Heading upstairs, past heraldic shields and a tapestry depicting chivalric scenes, is like stepping into the heart of a medieval banquet. Giant beams and rafters of English oak form an impressive roof space; wrought iron candelabra and wall lights echo the flickering candles and blazing torches of old. In places, red brick has shored up crumbling stone, while wooden lintels have bowed under the weight of masonry and time.
Downstairs, light floods from the vast terraced beer garden into the atmospheric main bar of wooden panelling, a stone fireplace and more oak beams.
A fixed price Sunday lunch offers a great value £16 for two courses, and for me this means a hearty wedge of steak pie, chips and gravy, all washed down by lovely Timothy Taylor Landlord; for my partner the roast beef and a large glass of the house red. The huge portion of steaming vegetables – swede, carrot, mange-tout, broccoli, courgette and chunks of celery – defies our collective efforts to finish.
We have started with a slab of coarse chicken liver pate and a rich leek and potato soup; it’s just an extra £2 if you can make room for dessert.

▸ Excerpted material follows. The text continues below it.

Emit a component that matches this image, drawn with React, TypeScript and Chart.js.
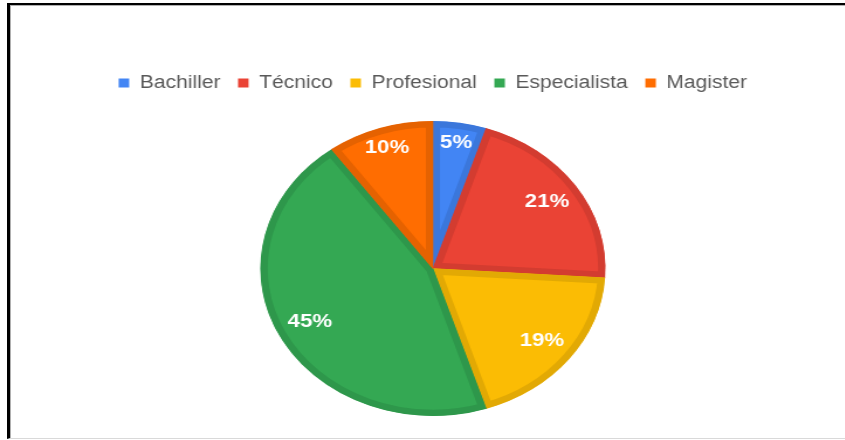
import React, { useEffect, useRef } from 'react';
import { Chart, registerables } from 'chart.js';

Chart.register(...registerables);

const categories = ['Bachiller', 'Técnico', 'Profesional', 'Especialista', 'Magister'];
const percentages = [5, 21, 19, 45, 10];
const fillColors = ['#4285F4', '#EA4335', '#FBBC04', '#34A853', '#FF6D01'];
const borderColors = ['#3B77DB', '#D33C30', '#E2A904', '#2E974B', '#E56201'];

const STRETCH = 1.17;
const CANVAS_W = 722;
const CANVAS_H = 440;
const FONT_FAMILY = '"Liberation Sans", Arial, Helvetica, sans-serif';

export default function App() {
  const ref = useRef<HTMLCanvasElement>(null);

  useEffect(() => {
    if (!ref.current) return;

    const sliceLabels = {
      id: 'sliceLabels',
      afterDatasetsDraw(chart: any) {
        const ctx = chart.ctx;
        const meta = chart.getDatasetMeta(0);
        const data = chart.data.datasets[0].data as number[];
        ctx.save();
        ctx.font = `bold 19px ${FONT_FAMILY}`;
        ctx.fillStyle = '#ffffff';
        ctx.textAlign = 'center';
        ctx.textBaseline = 'middle';
        meta.data.forEach((arc: any, i: number) => {
          const { x, y, startAngle, endAngle, outerRadius } = arc.getProps(
            ['x', 'y', 'startAngle', 'endAngle', 'outerRadius'],
            true
          );
          const mid = (startAngle + endAngle) / 2;
          const f = data[i] <= 10 ? 0.86 : 0.8;
          ctx.fillText(
            `${data[i]}%`,
            x + Math.cos(mid) * outerRadius * f,
            y + Math.sin(mid) * outerRadius * f
          );
        });
        ctx.restore();
      },
    };

    const chart = new Chart(ref.current, {
      type: 'pie',
      data: {
        labels: categories,
        datasets: [
          {
            data: percentages,
            backgroundColor: fillColors,
            borderColor: borderColors,
            borderWidth: 6,
            borderAlign: 'inner',
            hoverOffset: 0,
            radius: 147.5,
          } as any,
        ],
      },
      options: {
        responsive: false,
        animation: false,
        devicePixelRatio: 1,
        layout: { padding: { top: 59, bottom: 5, left: 18, right: 0 } },
        plugins: {
          tooltip: { enabled: false },
          legend: {
            position: 'top',
            labels: {
              font: { family: FONT_FAMILY, size: 18 },
              color: '#595959',
              usePointStyle: true,
              pointStyle: 'rect',
              boxHeight: 9,
              pointStyleWidth: 9,
              padding: 15,
              generateLabels: (c: any) => {
                const base = (Chart as any).overrides.doughnut.plugins.legend.labels.generateLabels(c);
                return base.map((it: any) => ({ ...it, lineWidth: 0, strokeStyle: it.fillStyle }));
              },
            },
          },
        },
      } as any,
      plugins: [sliceLabels],
    });

    return () => chart.destroy();
  }, []);

  return (
    <div
      style={{
        position: 'absolute',
        left: 0,
        top: 0,
        width: 845,
        height: 440,
        overflow: 'hidden',
        background: '#ffffff',
      }}
    >
      <canvas
        ref={ref}
        width={CANVAS_W}
        height={CANVAS_H}
        style={{
          position: 'absolute',
          left: 0,
          top: 0,
          display: 'block',
          transform: `scaleX(${STRETCH})`,
          transformOrigin: '0 0',
        }}
      />
      <div
        style={{
          position: 'absolute',
          left: 7,
          top: 3,
          width: 838,
          height: 436,
          boxSizing: 'border-box',
          borderTop: '2px solid #000',
          borderLeft: '3px solid #000',
          borderBottom: '1px solid #d9d9d9',
          boxShadow: 'inset 1px 1px 0 #b0b0b0',
          pointerEvents: 'none',
        }}
      />
    </div>
  );
}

The potatoes and Yorkshire pudding would be as startling to the average medieval monk as the Sky Sport in the cosy taproom. But as these weary visitors shook the dust from their robes, they would surely begin to recognise the commitment to good food, quality beer, genuine hospitality – and great value – which remain the hallmark of this very special public house.
Church Lane, Bardsey
Type: Atmospheric real ale and food pub
Opening Hours: 4.30-11pm Mon, noon-11pm Tues, Wed and Sun, noon-midnight Thur-Fri, 11.30am-midnight Sat
Beers: Tetley Bitter and Timothy Taylor Landlord plus John Smith Smooth, Stella Artois, Coors, Moretti and Carling
Wine: Quality wine list
Food: Pub and restaurant food served from opening until 9pm Tues-Sat and noon-7pm Sun
Children: Welcomed - kids meals and high chairs available
Disabled: Slightly tricky access and some split-level areas
Entertainment: Quiz Thurs, Sky Sports. Parties and special events catered for.